Organizations should implement verification processes for:

  • Executive requests involving financial transactions
  • Vendor onboarding and third-party access
  • Sensitive data requests
  • Employee privilege changes
  • Critical business approvals

Verification controls help reduce the risk of phishing, business email compromise (BEC), and social engineering attacks.

4. Align Security Metrics with Business Outcomes

Security programs are often measured using technical metrics that may not resonate with business leaders.

Consider tracking outcomes such as:

  • Operational downtime avoided
  • Customer data protected
  • Compliance objectives achieved
  • Security incidents prevented
  • Business continuity maintained

Connecting security performance to business impact helps leadership make more informed decisions about risk and investment.

Security Starts With Business Decisions

Many cybersecurity risks originate long before an attacker attempts to exploit them. Business processes, vendor relationships, operational priorities, and trust assumptions often create the conditions that make organizations vulnerable. While technical controls remain important, they are most effective when supported by strong governance and sound decision-making.
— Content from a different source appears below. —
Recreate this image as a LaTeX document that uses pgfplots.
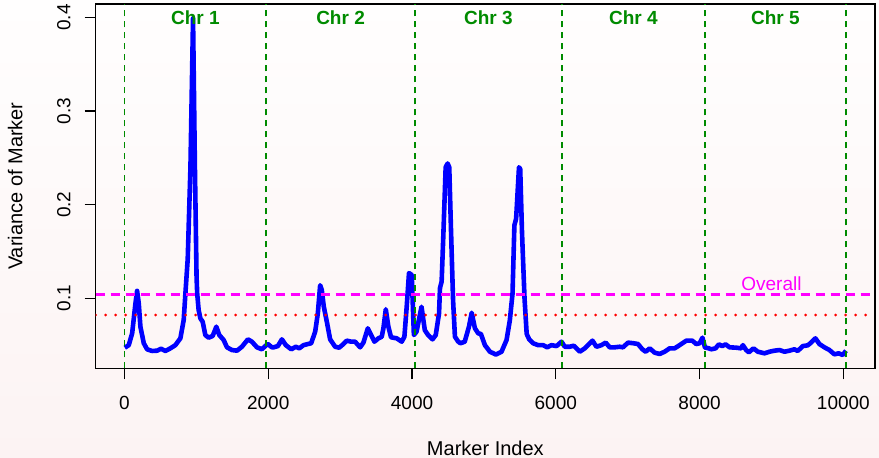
\documentclass[border=0pt]{standalone}
\usepackage{fontspec}
\setmainfont{Liberation Sans}
\usepackage{pgfplots}
\pgfplotsset{compat=1.18}
\definecolor{bgtop}{HTML}{FFFEFE}
\definecolor{bgbot}{HTML}{FCF3F3}
\definecolor{chrgreen}{HTML}{008B00}
\definecolor{rmagenta}{HTML}{FF00FF}
\newcommand{\fs}{\fontsize{9.5}{11}\selectfont}

\begin{document}
\begin{tikzpicture}
\path[use as bounding box] (0,0) rectangle (439.5pt,229pt);
\shade[top color=bgtop,bottom color=bgbot] (0,0) rectangle (439.5pt,229pt);
\begin{axis}[
  at={(47.85pt,44.85pt)}, anchor=south west,
  scale only axis, width=389.65pt, height=182.15pt,
  xmin=-400, xmax=10440, ymin=0.0253, ymax=0.4143,
  xtick={0,2000,...,10000}, ytick={0.1,0.2,0.3,0.4},
  xtick pos=bottom, ytick pos=left, tick align=outside,
  major tick length=5.5pt,
  every tick/.style={black, line width=0.6pt},
  axis line style={line width=0.75pt},
  scaled ticks=false,
  /pgf/number format/assume math mode=true,
  /pgf/number format/1000 sep={},
  tick label style={font=\fs},
  xticklabel style={yshift=-5pt},
  yticklabel shift=3.5pt,
  yticklabel style={rotate=90, anchor=south},
  xlabel={Marker Index}, ylabel={Variance of Marker},
  label style={font=\fs},
  every axis x label/.style={at={(axis description cs:0.5,-0.2196)}, anchor=center},
  every axis y label/.style={at={(axis description cs:-0.1034,0.5)}, anchor=center, rotate=90},
]
% variance per marker
\addplot[blue, line width=2.3pt, line join=round] coordinates {
 (5,0.0473) (60,0.050) (107,0.0626) (153,0.0946) (176,0.108) (199,0.0946)
 (222,0.0697) (269,0.052) (315,0.0456) (384,0.0438) (454,0.0441) (509,0.0462)
 (569,0.0438) (639,0.0466) (708,0.050) (778,0.0573) (824,0.0768) (852,0.110)
 (880,0.142) (918,0.24) (954,0.399) (980,0.24) (1003,0.123) (1012,0.105)
 (1032,0.0875) (1056,0.0786) (1088,0.075) (1125,0.0608) (1171,0.058) (1227,0.0598)
 (1278,0.0697) (1319,0.0608) (1380,0.0555) (1426,0.0477) (1495,0.0448) (1565,0.0441)
 (1634,0.0483) (1717,0.0562) (1773,0.0537) (1843,0.0477) (1912,0.0456) (1958,0.049)
 (1995,0.0512) (2051,0.0477) (2074,0.0477) (2134,0.049) (2190,0.0562) (2245,0.050)
 (2320,0.0456) (2384,0.0483) (2431,0.0466) (2491,0.050) (2551,0.0512) (2597,0.052)
 (2653,0.0644) (2690,0.084) (2722,0.114) (2745,0.109) (2773,0.091) (2815,0.075)
 (2861,0.0562) (2931,0.0483) (2986,0.0473) (3046,0.0512) (3093,0.0548) (3153,0.0537)
 (3208,0.0537) (3278,0.0477) (3324,0.0527) (3385,0.068) (3431,0.0608) (3477,0.0537)
 (3533,0.0573) (3579,0.059) (3602,0.068) (3635,0.0883) (3671,0.0697) (3708,0.0584)
 (3787,0.0573) (3857,0.0537) (3894,0.059) (3926,0.091) (3958,0.127) (3996,0.125)
 (4026,0.0608) (4063,0.0644) (4132,0.091) (4178,0.066) (4224,0.0608) (4285,0.0562)
 (4330,0.0608) (4376,0.084) (4389,0.111) (4412,0.118) (4435,0.166) (4468,0.240)
 (4495,0.244) (4518,0.240) (4541,0.176) (4571,0.098) (4597,0.059) (4640,0.054)
 (4673,0.052) (4733,0.0537) (4792,0.0697) (4830,0.0846) (4875,0.068) (4921,0.0626)
 (4958,0.062) (5014,0.050) (5083,0.043) (5167,0.040) (5245,0.043) (5315,0.0555)
 (5361,0.0768) (5398,0.105) (5424,0.178) (5448,0.185) (5488,0.240) (5505,0.238)
 (5530,0.17) (5565,0.100) (5595,0.062) (5630,0.0562) (5685,0.052) (5755,0.050)
 (5824,0.050) (5880,0.0477) (5940,0.050) (6010,0.049) (6079,0.0537) (6125,0.0483)
 (6194,0.0483) (6250,0.0494) (6333,0.043) (6403,0.0466) (6510,0.0548) (6565,0.0483)
 (6634,0.050) (6694,0.0527) (6750,0.0477) (6819,0.0477) (6889,0.0483) (6935,0.0477)
 (7004,0.0527) (7083,0.052) (7143,0.0512) (7204,0.0456) (7250,0.043) (7306,0.0466)
 (7375,0.042) (7444,0.0406) (7514,0.043) (7583,0.0466) (7653,0.0466) (7722,0.050)
 (7815,0.0548) (7898,0.0548) (7954,0.0512) (8000,0.052) (8040,0.058) (8075,0.0475)
 (8129,0.0466) (8162,0.0456) (8222,0.0466) (8268,0.0509) (8315,0.049) (8361,0.0509)
 (8417,0.0477) (8510,0.0473) (8579,0.0466) (8602,0.050) (8648,0.0448) (8685,0.0424)
 (8750,0.0466) (8810,0.043) (8903,0.0413) (8972,0.043) (9042,0.0441) (9111,0.0448)
 (9181,0.043) (9250,0.0441) (9319,0.0456) (9365,0.0438) (9435,0.049) (9504,0.0498)
 (9551,0.0527) (9611,0.0573) (9667,0.0512) (9736,0.0477) (9806,0.0448) (9875,0.0402)
 (9935,0.0413) (9991,0.0395) (10037,0.0441)
};
% chromosome boundaries
\addplot[chrgreen, line width=0.75pt, dash pattern=on 3pt off 2.5pt] coordinates {(1,0.0253) (1,0.4143)};
\addplot[chrgreen, line width=0.75pt, dash pattern=on 3pt off 2.5pt] coordinates {(1972,0.0253) (1972,0.4143)};
\addplot[chrgreen, line width=0.75pt, dash pattern=on 3pt off 2.5pt] coordinates {(4040,0.0253) (4040,0.4143)};
\addplot[chrgreen, line width=0.75pt, dash pattern=on 3pt off 2.5pt] coordinates {(6085,0.0253) (6085,0.4143)};
\addplot[chrgreen, line width=0.75pt, dash pattern=on 3pt off 2.5pt] coordinates {(8074,0.0253) (8074,0.4143)};
\addplot[chrgreen, line width=0.75pt, dash pattern=on 3pt off 2.5pt] coordinates {(10035,0.0253) (10035,0.4143)};
% thresholds
\addplot[rmagenta, line width=1.5pt, dash pattern=on 4.5pt off 3pt] coordinates {(-400,0.1043) (10440,0.1043)};
\addplot[red, line width=1.5pt, line cap=round, dash pattern=on 0pt off 5pt] coordinates {(-400,0.0822) (10440,0.0822)};
\node[rmagenta, font=\fs] at (axis cs:9000,0.1153) {Overall};
\node[chrgreen, font=\fs\bfseries] at (axis cs:986,0.3995) {Chr 1};
\node[chrgreen, font=\fs\bfseries] at (axis cs:3006,0.3995) {Chr 2};
\node[chrgreen, font=\fs\bfseries] at (axis cs:5062,0.3995) {Chr 3};
\node[chrgreen, font=\fs\bfseries] at (axis cs:7080,0.3995) {Chr 4};
\node[chrgreen, font=\fs\bfseries] at (axis cs:9054,0.3995) {Chr 5};
\end{axis}
\end{tikzpicture}
\end{document}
Organizations that successfully manage cyber risk recognize that cybersecurity extends beyond the IT department. Security considerations are integrated into strategic planning, vendor management, process design, and organizational culture. Rather than focusing solely on technology, they evaluate how business decisions may introduce risk or create opportunities for exploitation.

Leaders should regularly ask critical questions:

  • Where has speed been prioritized over verification?
  • Which third parties have access to sensitive systems or data?
  • What processes rely heavily on trust without adequate validation?
  • Are security risks considered during business planning and decision-making?